--- Start ---
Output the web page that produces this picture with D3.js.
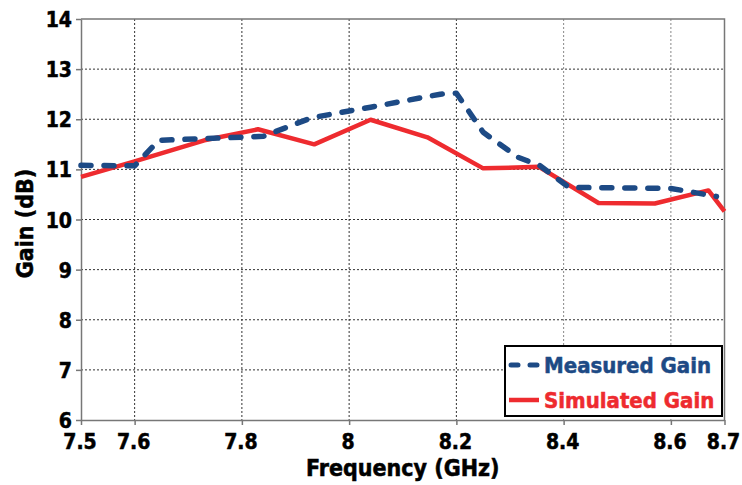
<!DOCTYPE html>
<html lang="en">
<head>
  <meta charset="UTF-8">
  <title>Gain vs Frequency</title>
  <script src="https://cdn.jsdelivr.net/npm/d3@7"></script>
  <style>
    body {
      margin: 0;
      background: #fff;
    }

    text {
      font-family: "DejaVu Sans Condensed", "DejaVu Sans", sans-serif;
      font-weight: bold;
      stroke-width: 0.5px;
    }
  </style>
</head>
<body>
<svg id="chart"></svg>
<script>
  // measured gain (blue dashed)
  let measuredFreq = [7.5, 7.6, 7.645, 7.84, 7.93, 8.04, 8.17, 8.2, 8.25, 8.315, 8.355, 8.41, 8.6, 8.685];
  let measuredGain = [11.08, 11.07, 11.58, 11.66, 12.03, 12.24, 12.5, 12.52, 11.74, 11.24, 11.08, 10.64, 10.62, 10.46];

  // simulated gain (red solid)
  let simulatedFreq = [7.5, 7.6, 7.73, 7.83, 7.935, 8.04, 8.146, 8.25, 8.354, 8.465, 8.57, 8.67, 8.7];
  let simulatedGain = [10.85, 11.16, 11.58, 11.8, 11.5, 11.99, 11.64, 11.02, 11.05, 10.33, 10.32, 10.58, 10.16];

  let xTicks = [7.5, 7.6, 7.8, 8, 8.2, 8.4, 8.6, 8.7];
  let yTicks = [6, 7, 8, 9, 10, 11, 12, 13, 14];

  let width = 742, height = 485;
  let margin = {top: 19, right: 17.5, bottom: 65, left: 81};

  let svg = d3.select("#chart")
      .attr("width", width)
      .attr("height", height);

  let x = d3.scaleLinear().domain([7.5, 8.7]).range([margin.left, width - margin.right]);
  let y = d3.scaleLinear().domain([6, 14]).range([height - margin.bottom, margin.top]);

  // grid
  svg.append("g")
      .selectAll("line")
      .data(xTicks.filter(d => d > 7.5 && d < 8.7))
      .join("line")
      .attr("x1", d => x(d)).attr("x2", d => x(d))
      .attr("y1", y(14)).attr("y2", y(6))
      .attr("stroke", d => d > 8.3 ? "#888" : "#333")
      .attr("stroke-width", 1)
      .attr("stroke-dasharray", "2,2");

  svg.append("g")
      .selectAll("line")
      .data(yTicks.filter(d => d > 6 && d < 14))
      .join("line")
      .attr("x1", x(7.5)).attr("x2", x(8.7))
      .attr("y1", d => y(d)).attr("y2", d => y(d))
      .attr("stroke", "#333")
      .attr("stroke-width", 1)
      .attr("stroke-dasharray", "2,2");

  // frame top / right
  svg.append("path")
      .attr("d", `M${x(7.5)},${y(14)}H${x(8.7)}V${y(6)}`)
      .attr("fill", "none")
      .attr("stroke", "#777")
      .attr("stroke-width", 1.5);

  // axes
  let xAxis = svg.append("g")
      .attr("transform", `translate(0,${y(6)})`)
      .call(d3.axisBottom(x).tickValues(xTicks).tickSize(5).tickSizeOuter(0).tickFormat(d3.format("")));

  let yAxis = svg.append("g")
      .attr("transform", `translate(${x(7.5)},0)`)
      .call(d3.axisLeft(y).tickValues(yTicks).tickSize(5).tickSizeOuter(0));

  [xAxis, yAxis].forEach(g => {
    g.select(".domain").attr("stroke", "#777").attr("stroke-width", 1.5);
    g.selectAll(".tick line").attr("stroke", "#777").attr("stroke-width", 1.5);
    g.selectAll("text")
        .attr("fill", "#000")
        .attr("stroke", "#000")
        .style("font-size", "21px")
        .style("font-family", "\"DejaVu Sans Condensed\", \"DejaVu Sans\", sans-serif")
        .style("font-weight", "bold");
  });
  xAxis.selectAll("text").attr("y", 29).attr("dy", null).attr("x", -1.5);
  yAxis.selectAll("text").attr("x", -9).attr("dy", "0.36em");

  // axis titles
  svg.append("text")
      .attr("x", (x(7.5) + x(8.7)) / 2)
      .attr("y", 476)
      .attr("text-anchor", "middle")
      .attr("stroke", "#000")
      .style("font-size", "23px")
      .text("Frequency (GHz)");

  svg.append("text")
      .attr("transform", `translate(33,223.5) rotate(-90)`)
      .attr("text-anchor", "middle")
      .attr("stroke", "#000")
      .style("font-size", "23px")
      .text("Gain (dB)");

  // lines
  let line = d3.line().x(d => x(d[0])).y(d => y(d[1]));

  svg.append("path")
      .datum(simulatedFreq.map((f, i) => [f, simulatedGain[i]]))
      .attr("d", line)
      .attr("fill", "none")
      .attr("stroke", "#ee2b2f")
      .attr("stroke-width", 4.5)
      .attr("stroke-linejoin", "round");

  svg.append("path")
      .datum(measuredFreq.map((f, i) => [f, measuredGain[i]]))
      .attr("d", line)
      .attr("fill", "none")
      .attr("stroke", "#1d4a85")
      .attr("stroke-width", 5.5)
      .attr("stroke-dasharray", "10,13")
      .attr("stroke-linecap", "round")
      .attr("stroke-linejoin", "round");

  // legend
  let legend = svg.append("g");
  legend.append("rect")
      .attr("x", 505).attr("y", 346)
      .attr("width", 217).attr("height", 70)
      .attr("fill", "#fff")
      .attr("stroke", "#000")
      .attr("stroke-width", 2);

  let items = [
    {name: "Measured Gain", color: "#1d4a85", dash: "7,12", yy: 365},
    {name: "Simulated Gain", color: "#ee2b2f", dash: null, yy: 400}
  ];

  items.forEach(it => {
    legend.append("line")
        .attr("x1", it.dash ? 511 : 509).attr("x2", 539)
        .attr("y1", it.yy).attr("y2", it.yy)
        .attr("stroke", it.color)
        .attr("stroke-width", it.dash ? 5 : 4.5)
        .attr("stroke-linecap", it.dash ? "round" : "butt")
        .attr("stroke-dasharray", it.dash);
    legend.append("text")
        .attr("x", 544).attr("y", it.yy)
        .attr("dy", "0.36em")
        .attr("fill", it.color)
        .attr("stroke", it.color)
        .style("font-size", "22px")
        .text(it.name);
  });
</script>
</body>
</html>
--- End ---
[Work to be completed] Copy the listing in full and without alteration, omitting every picture.

[Solution for this task]
Output the web page that produces this picture with D3.js.
<!DOCTYPE html>
<html lang="en">
<head>
  <meta charset="UTF-8">
  <title>Gain vs Frequency</title>
  <script src="https://cdn.jsdelivr.net/npm/d3@7"></script>
  <style>
    body {
      margin: 0;
      background: #fff;
    }

    text {
      font-family: "DejaVu Sans Condensed", "DejaVu Sans", sans-serif;
      font-weight: bold;
      stroke-width: 0.5px;
    }
  </style>
</head>
<body>
<svg id="chart"></svg>
<script>
  // measured gain (blue dashed)
  let measuredFreq = [7.5, 7.6, 7.645, 7.84, 7.93, 8.04, 8.17, 8.2, 8.25, 8.315, 8.355, 8.41, 8.6, 8.685];
  let measuredGain = [11.08, 11.07, 11.58, 11.66, 12.03, 12.24, 12.5, 12.52, 11.74, 11.24, 11.08, 10.64, 10.62, 10.46];

  // simulated gain (red solid)
  let simulatedFreq = [7.5, 7.6, 7.73, 7.83, 7.935, 8.04, 8.146, 8.25, 8.354, 8.465, 8.57, 8.67, 8.7];
  let simulatedGain = [10.85, 11.16, 11.58, 11.8, 11.5, 11.99, 11.64, 11.02, 11.05, 10.33, 10.32, 10.58, 10.16];

  let xTicks = [7.5, 7.6, 7.8, 8, 8.2, 8.4, 8.6, 8.7];
  let yTicks = [6, 7, 8, 9, 10, 11, 12, 13, 14];

  let width = 742, height = 485;
  let margin = {top: 19, right: 17.5, bottom: 65, left: 81};

  let svg = d3.select("#chart")
      .attr("width", width)
      .attr("height", height);

  let x = d3.scaleLinear().domain([7.5, 8.7]).range([margin.left, width - margin.right]);
  let y = d3.scaleLinear().domain([6, 14]).range([height - margin.bottom, margin.top]);

  // grid
  svg.append("g")
      .selectAll("line")
      .data(xTicks.filter(d => d > 7.5 && d < 8.7))
      .join("line")
      .attr("x1", d => x(d)).attr("x2", d => x(d))
      .attr("y1", y(14)).attr("y2", y(6))
      .attr("stroke", d => d > 8.3 ? "#888" : "#333")
      .attr("stroke-width", 1)
      .attr("stroke-dasharray", "2,2");

  svg.append("g")
      .selectAll("line")
      .data(yTicks.filter(d => d > 6 && d < 14))
      .join("line")
      .attr("x1", x(7.5)).attr("x2", x(8.7))
      .attr("y1", d => y(d)).attr("y2", d => y(d))
      .attr("stroke", "#333")
      .attr("stroke-width", 1)
      .attr("stroke-dasharray", "2,2");

  // frame top / right
  svg.append("path")
      .attr("d", `M${x(7.5)},${y(14)}H${x(8.7)}V${y(6)}`)
      .attr("fill", "none")
      .attr("stroke", "#777")
      .attr("stroke-width", 1.5);

  // axes
  let xAxis = svg.append("g")
      .attr("transform", `translate(0,${y(6)})`)
      .call(d3.axisBottom(x).tickValues(xTicks).tickSize(5).tickSizeOuter(0).tickFormat(d3.format("")));

  let yAxis = svg.append("g")
      .attr("transform", `translate(${x(7.5)},0)`)
      .call(d3.axisLeft(y).tickValues(yTicks).tickSize(5).tickSizeOuter(0));

  [xAxis, yAxis].forEach(g => {
    g.select(".domain").attr("stroke", "#777").attr("stroke-width", 1.5);
    g.selectAll(".tick line").attr("stroke", "#777").attr("stroke-width", 1.5);
    g.selectAll("text")
        .attr("fill", "#000")
        .attr("stroke", "#000")
        .style("font-size", "21px")
        .style("font-family", "\"DejaVu Sans Condensed\", \"DejaVu Sans\", sans-serif")
        .style("font-weight", "bold");
  });
  xAxis.selectAll("text").attr("y", 29).attr("dy", null).attr("x", -1.5);
  yAxis.selectAll("text").attr("x", -9).attr("dy", "0.36em");

  // axis titles
  svg.append("text")
      .attr("x", (x(7.5) + x(8.7)) / 2)
      .attr("y", 476)
      .attr("text-anchor", "middle")
      .attr("stroke", "#000")
      .style("font-size", "23px")
      .text("Frequency (GHz)");

  svg.append("text")
      .attr("transform", `translate(33,223.5) rotate(-90)`)
      .attr("text-anchor", "middle")
      .attr("stroke", "#000")
      .style("font-size", "23px")
      .text("Gain (dB)");

  // lines
  let line = d3.line().x(d => x(d[0])).y(d => y(d[1]));

  svg.append("path")
      .datum(simulatedFreq.map((f, i) => [f, simulatedGain[i]]))
      .attr("d", line)
      .attr("fill", "none")
      .attr("stroke", "#ee2b2f")
      .attr("stroke-width", 4.5)
      .attr("stroke-linejoin", "round");

  svg.append("path")
      .datum(measuredFreq.map((f, i) => [f, measuredGain[i]]))
      .attr("d", line)
      .attr("fill", "none")
      .attr("stroke", "#1d4a85")
      .attr("stroke-width", 5.5)
      .attr("stroke-dasharray", "10,13")
      .attr("stroke-linecap", "round")
      .attr("stroke-linejoin", "round");

  // legend
  let legend = svg.append("g");
  legend.append("rect")
      .attr("x", 505).attr("y", 346)
      .attr("width", 217).attr("height", 70)
      .attr("fill", "#fff")
      .attr("stroke", "#000")
      .attr("stroke-width", 2);

  let items = [
    {name: "Measured Gain", color: "#1d4a85", dash: "7,12", yy: 365},
    {name: "Simulated Gain", color: "#ee2b2f", dash: null, yy: 400}
  ];

  items.forEach(it => {
    legend.append("line")
        .attr("x1", it.dash ? 511 : 509).attr("x2", 539)
        .attr("y1", it.yy).attr("y2", it.yy)
        .attr("stroke", it.color)
        .attr("stroke-width", it.dash ? 5 : 4.5)
        .attr("stroke-linecap", it.dash ? "round" : "butt")
        .attr("stroke-dasharray", it.dash);
    legend.append("text")
        .attr("x", 544).attr("y", it.yy)
        .attr("dy", "0.36em")
        .attr("fill", it.color)
        .attr("stroke", it.color)
        .style("font-size", "22px")
        .text(it.name);
  });
</script>
</body>
</html>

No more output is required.